The two unnamed men are not the only Jamaicans caught in Washington's third-country machinery. In a separate case, 64-year-old Pastor Junior Alves was among 11 people flown to Eswatini on July 9 — the second Jamaican consigned there in under a year.
Alves had lived in the United States for 44 years, held protection under the Convention Against Torture since 2016, and was seized by ICE agents in Florida on January 11. His eight children and 11 grandchildren were all born on American soil.
Before him came Orville Etoria, the first Jamaican deposited in Eswatini in July 2025. He spent more than seven weeks in the maximum-security Matsapha prison without charge before being repatriated in September with the assistance of the UN's International Organization for Migration.
His lawyers insisted the United States had removed him unlawfully — Jamaica, they said, had been willing to take him back all along, puncturing the US Department of Homeland Security's claim that these were men whose home countries refused them.
Kingston has consistently maintained that it has never refused the return of any of its citizens.
Eswatini, for its part, has confirmed receiving roughly US$5.1 million from Washington to accept up to 160 deportees, nominally for border management. The kingdom insists the men are held only temporarily, pending return to their countries of origin.
Thursday’s disclosure exposes the fiction: “temporarily” has no endpoint when the deportee will not go home and the deporter will not take him back.
The deeper indictment in Thursday's statement is what it reveals about Caribbean sovereignty in the age of transactional deportation. Kingston's diplomacy has been reduced to relaying messages between Washington, Pretoria and Mbabane.

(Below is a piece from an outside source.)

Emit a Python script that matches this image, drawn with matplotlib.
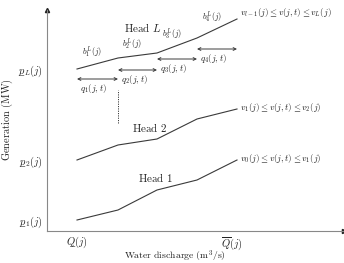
import matplotlib
matplotlib.use("Agg")
import matplotlib.pyplot as plt

plt.rcParams["mathtext.fontset"] = "cm"
plt.rcParams["font.family"] = "serif"
plt.rcParams["font.serif"] = ["cmr10", "DejaVu Serif"]
plt.rcParams["axes.unicode_minus"] = False
plt.rcParams["axes.formatter.use_mathtext"] = True

# ----------------------------
# data (schematic units)
# ----------------------------
discharge = [30, 71, 110, 150, 190]
head_1 = [11, 21, 41, 51, 71]
head_2 = [71, 86, 92, 112, 122]
head_L = [162, 173, 178, 193, 212]

q_levels = [152, 161, 172, 182]          # heights of the q_k(j,t) arrows
x_ticks = [30, 185]
y_ticks = [head_1[0], head_2[0], head_L[0]]

UL = "\u0332"   # combining low line -> underlined symbol
x_labels = ["$Q" + UL + "(j)$", r"$\overline{Q}(j)$"]
y_labels = ["$p" + UL + "_1(j)$", "$p" + UL + "_2(j)$", "$p" + UL + "_L(j)$"]
b_labels = [r"$b_%d^L(j)$" % k for k in range(1, 5)]
q_labels = [r"$q_%d(j,t)$" % k for k in range(1, 5)]
range_labels = [r"$v_0(j) \leq v(j,t) \leq v_1(j)$",
                r"$v_1(j) \leq v(j,t) \leq v_2(j)$",
                r"$v_{l-1}(j) \leq v(j,t) \leq v_L(j)$"]

line_col = "#3a3a3a"
txt_col = "#222222"

fig = plt.figure(figsize=(3.44, 2.63), dpi=100)
ax = fig.add_axes([47 / 344, 32 / 263, 297 / 344, 221 / 263])
ax.set_xlim(0, 297)
ax.set_ylim(0, 221)

for s in ["top", "right"]:
    ax.spines[s].set_visible(False)
for s in ["left", "bottom"]:
    ax.spines[s].set_color("#888888")
    ax.spines[s].set_linewidth(0.8)
ax.plot(1, 0, ">", color="#222222", ms=3, transform=ax.get_yaxis_transform(), clip_on=False)
ax.plot(0, 1, "^", color="#222222", ms=3, transform=ax.get_xaxis_transform(), clip_on=False)

# ----------------------------
# head curves
# ----------------------------
for ys in [head_1, head_2, head_L]:
    ax.plot(discharge, ys, color=line_col, lw=0.8)

ax.text(108, 53, r"$\mathrm{Head\ 1}$", fontsize=8, ha="center", va="center", color=txt_col)
ax.text(103, 104, r"$\mathrm{Head\ 2}$", fontsize=8, ha="center", va="center", color=txt_col)
ax.text(96, 204, r"$\mathrm{Head}\ L$", fontsize=8, ha="center", va="center", color=txt_col)

# range labels at the end of each curve
for ys, lab, dy in zip([head_1, head_2, head_L], range_labels, [1, 1, 5]):
    ax.annotate(lab, (discharge[-1], ys[-1]), xytext=(2.5, dy), textcoords="offset points",
                fontsize=6.5, ha="left", va="center", color=txt_col, annotation_clip=False)

# slope labels on head L
for k in range(4):
    mx = (discharge[k] + discharge[k + 1]) / 2
    my = (head_L[k] + head_L[k + 1]) / 2
    ax.annotate(b_labels[k], (mx, my), xytext=(-3.6, 7.8), textcoords="offset points",
                fontsize=6, ha="center", va="center", color=txt_col)

# q arrows
for k in range(4):
    ax.annotate("", xy=(discharge[k + 1], q_levels[k]), xytext=(discharge[k], q_levels[k]),
                arrowprops=dict(arrowstyle="<->", color=line_col, lw=0.7,
                                mutation_scale=5, shrinkA=0, shrinkB=0))
    ax.annotate(q_labels[k], (discharge[k], q_levels[k]), xytext=(2.5, -7),
                textcoords="offset points", fontsize=6.5, ha="left", va="center", color=txt_col)

ax.plot([discharge[1], discharge[1]], [108, 141], color=line_col, lw=0.7, ls=(0, (1.2, 1.2)))

# ----------------------------
# ticks and labels
# ----------------------------
ax.set_xticks(x_ticks)
ax.set_xticklabels(x_labels, fontsize=7.5, color=txt_col)
ax.set_yticks(y_ticks)
ax.set_yticklabels(y_labels, fontsize=7.5, color=txt_col)
ax.tick_params(length=0, pad=3)

ax.set_xlabel(r"$\mathrm{Water\ discharge\ (m^3/s)}$", fontsize=7, color=txt_col)
ax.set_ylabel(r"$\mathrm{Generation\ (MW)}$", fontsize=7.5, color=txt_col)
ax.xaxis.label.set_va("center")
ax.yaxis.label.set_va("center")
ax.xaxis.set_label_coords((175 - 47) / 297, -25 / 221)
ax.yaxis.set_label_coords(-40 / 297, (231 - 120) / 221)

fig.savefig("out.png", dpi=100)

It cannot determine its own citizens' immigration status in the United States. It cannot secure their return there. It cannot compel answers about why they were flown to southern Africa in the first place.
And CARICOM, which welcomed Interpol's Secretary General to Montego Bay with warm words about regional security cooperation, has yet to utter a collective syllable about member-state nationals being warehoused in a rented African prison.
The men's refusal is an indictment in both directions — of an American system that discards human beings into paid third-country cells, and of a region whose passports promise a protection its governments cannot enforce.
Home, for these men, is where their children are. No government on either side of the Atlantic is offering them that.